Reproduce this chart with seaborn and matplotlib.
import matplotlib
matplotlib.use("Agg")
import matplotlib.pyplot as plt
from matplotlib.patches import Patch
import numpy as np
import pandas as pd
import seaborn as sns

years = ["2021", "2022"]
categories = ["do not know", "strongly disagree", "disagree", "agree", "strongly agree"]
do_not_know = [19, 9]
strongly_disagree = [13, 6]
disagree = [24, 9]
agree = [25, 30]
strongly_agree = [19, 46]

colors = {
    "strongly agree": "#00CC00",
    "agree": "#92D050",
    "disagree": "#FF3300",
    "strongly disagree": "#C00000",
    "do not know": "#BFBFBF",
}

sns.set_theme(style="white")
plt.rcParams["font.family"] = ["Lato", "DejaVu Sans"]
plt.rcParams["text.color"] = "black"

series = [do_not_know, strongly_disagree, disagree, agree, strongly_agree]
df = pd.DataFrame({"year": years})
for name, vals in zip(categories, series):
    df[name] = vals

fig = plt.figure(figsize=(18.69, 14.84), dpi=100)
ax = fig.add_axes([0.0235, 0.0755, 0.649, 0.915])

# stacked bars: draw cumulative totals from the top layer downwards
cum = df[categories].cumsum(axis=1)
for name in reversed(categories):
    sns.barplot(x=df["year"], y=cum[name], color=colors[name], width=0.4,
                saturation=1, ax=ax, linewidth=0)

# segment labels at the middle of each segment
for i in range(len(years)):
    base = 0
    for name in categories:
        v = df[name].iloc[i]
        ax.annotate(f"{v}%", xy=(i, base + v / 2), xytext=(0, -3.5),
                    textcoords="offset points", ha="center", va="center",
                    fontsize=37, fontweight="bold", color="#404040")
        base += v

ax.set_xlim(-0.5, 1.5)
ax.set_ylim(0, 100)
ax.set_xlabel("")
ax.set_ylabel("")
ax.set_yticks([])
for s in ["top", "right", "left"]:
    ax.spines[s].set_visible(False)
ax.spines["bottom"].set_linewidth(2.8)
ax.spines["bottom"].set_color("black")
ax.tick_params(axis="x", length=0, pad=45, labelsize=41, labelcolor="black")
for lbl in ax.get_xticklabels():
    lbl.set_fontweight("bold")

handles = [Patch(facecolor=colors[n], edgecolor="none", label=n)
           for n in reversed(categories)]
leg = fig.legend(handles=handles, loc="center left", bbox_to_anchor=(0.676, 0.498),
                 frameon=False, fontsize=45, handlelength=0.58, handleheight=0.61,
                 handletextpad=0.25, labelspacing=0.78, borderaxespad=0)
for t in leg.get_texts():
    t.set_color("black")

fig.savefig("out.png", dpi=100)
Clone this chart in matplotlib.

The exercise: Retype every record above exactly as it appears.

Output of the exercise:
Reproduce this chart with seaborn and matplotlib.
import matplotlib
matplotlib.use("Agg")
import matplotlib.pyplot as plt
from matplotlib.patches import Patch
import numpy as np
import pandas as pd
import seaborn as sns

years = ["2021", "2022"]
categories = ["do not know", "strongly disagree", "disagree", "agree", "strongly agree"]
do_not_know = [19, 9]
strongly_disagree = [13, 6]
disagree = [24, 9]
agree = [25, 30]
strongly_agree = [19, 46]

colors = {
    "strongly agree": "#00CC00",
    "agree": "#92D050",
    "disagree": "#FF3300",
    "strongly disagree": "#C00000",
    "do not know": "#BFBFBF",
}

sns.set_theme(style="white")
plt.rcParams["font.family"] = ["Lato", "DejaVu Sans"]
plt.rcParams["text.color"] = "black"

series = [do_not_know, strongly_disagree, disagree, agree, strongly_agree]
df = pd.DataFrame({"year": years})
for name, vals in zip(categories, series):
    df[name] = vals

fig = plt.figure(figsize=(18.69, 14.84), dpi=100)
ax = fig.add_axes([0.0235, 0.0755, 0.649, 0.915])

# stacked bars: draw cumulative totals from the top layer downwards
cum = df[categories].cumsum(axis=1)
for name in reversed(categories):
    sns.barplot(x=df["year"], y=cum[name], color=colors[name], width=0.4,
                saturation=1, ax=ax, linewidth=0)

# segment labels at the middle of each segment
for i in range(len(years)):
    base = 0
    for name in categories:
        v = df[name].iloc[i]
        ax.annotate(f"{v}%", xy=(i, base + v / 2), xytext=(0, -3.5),
                    textcoords="offset points", ha="center", va="center",
                    fontsize=37, fontweight="bold", color="#404040")
        base += v

ax.set_xlim(-0.5, 1.5)
ax.set_ylim(0, 100)
ax.set_xlabel("")
ax.set_ylabel("")
ax.set_yticks([])
for s in ["top", "right", "left"]:
    ax.spines[s].set_visible(False)
ax.spines["bottom"].set_linewidth(2.8)
ax.spines["bottom"].set_color("black")
ax.tick_params(axis="x", length=0, pad=45, labelsize=41, labelcolor="black")
for lbl in ax.get_xticklabels():
    lbl.set_fontweight("bold")

handles = [Patch(facecolor=colors[n], edgecolor="none", label=n)
           for n in reversed(categories)]
leg = fig.legend(handles=handles, loc="center left", bbox_to_anchor=(0.676, 0.498),
                 frameon=False, fontsize=45, handlelength=0.58, handleheight=0.61,
                 handletextpad=0.25, labelspacing=0.78, borderaxespad=0)
for t in leg.get_texts():
    t.set_color("black")

fig.savefig("out.png", dpi=100)
Clone this chart in matplotlib.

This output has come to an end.